You will have to take it to the dealership to see if they can fix it, but they most likely won't be able to and it will annoy the **** out of you forever!!


----------



## 70AARCUDA (Nov 14, 2010)

THOUGHT: there's a *battery* in each TPM device located in each wheel, maybe that one (right rear) wasn't firmly "seated" at first?


----------



## usaalways (Mar 29, 2011)

the guage on the air pump confirmed the pressure reading from the DIC, so the tire was loosing air.


----------



## Burtess (Apr 7, 2011)

usaalways said:


> the guage on the air pump confirmed the pressure reading from the DIC, so the tire was loosing air.

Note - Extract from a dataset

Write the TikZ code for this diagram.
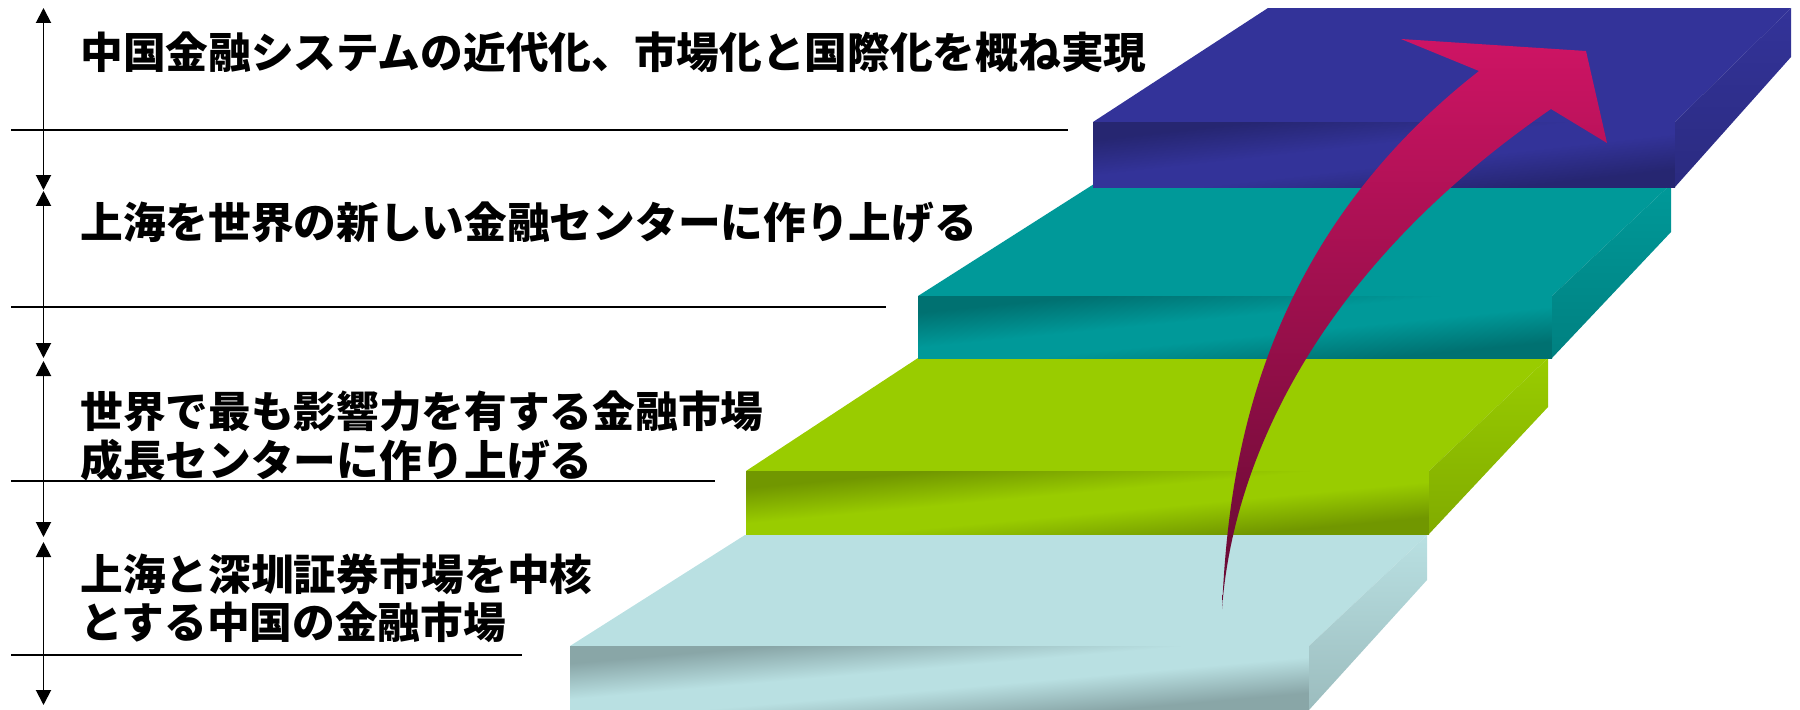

Air pump gauges are notoriously inaccurate (buy a tire pressure gauge and keep in glove box).... but if the tire is loosing air get it in the water tank and find the leak if you can't see a screw etc. stuck in it....

Burt


----------



## nosro (Apr 11, 2011)

It is possible that the valve stem is slightly bad. Perhaps on one day, after you checked the tire pressure, the needle seated better than on previous occasions. You can get a tool that changes out the needle (plus new needles) at an auto parts place or just go to a local tire shop and have the valve stem changed.


----------



## NBrehm (Jun 27, 2011)

Could be a puncture but if it isn't leaking now I doubt it. Try pushing gently down on the valve stem and see if it leaks at the bottom (do not push too hard, this is part of the TPMS sensor!). Otherwise it could be there was dirt in the bead, or the bead wasn't properly seated and that dirt may have fallen out our the bead may have seated when you re-filled the tire.


----------



## Macman (May 4, 2011)

mine just showed one tire low, the next day is went back above normal. odd, I'm hoping for a number of updates with a firmware update to fix so many small issues.


----------



## usaalways (Mar 29, 2011)

*update*

when I took the eco to get an oil change they found a slow leak and plugged it.


----------



## Caballero777 (Jun 20, 2011)

I had the same issue, not even 4 days after I purchased my 2011 Cruze LTZ. I kept adding air that would last a day or 2. I kept checking the tire for nails, but could not see anything till I finally took it to a local tire shop and behold a screw had punctured the inside of the tire where I could not see.

I would just take it to your local tire shop and have them check it out.


----------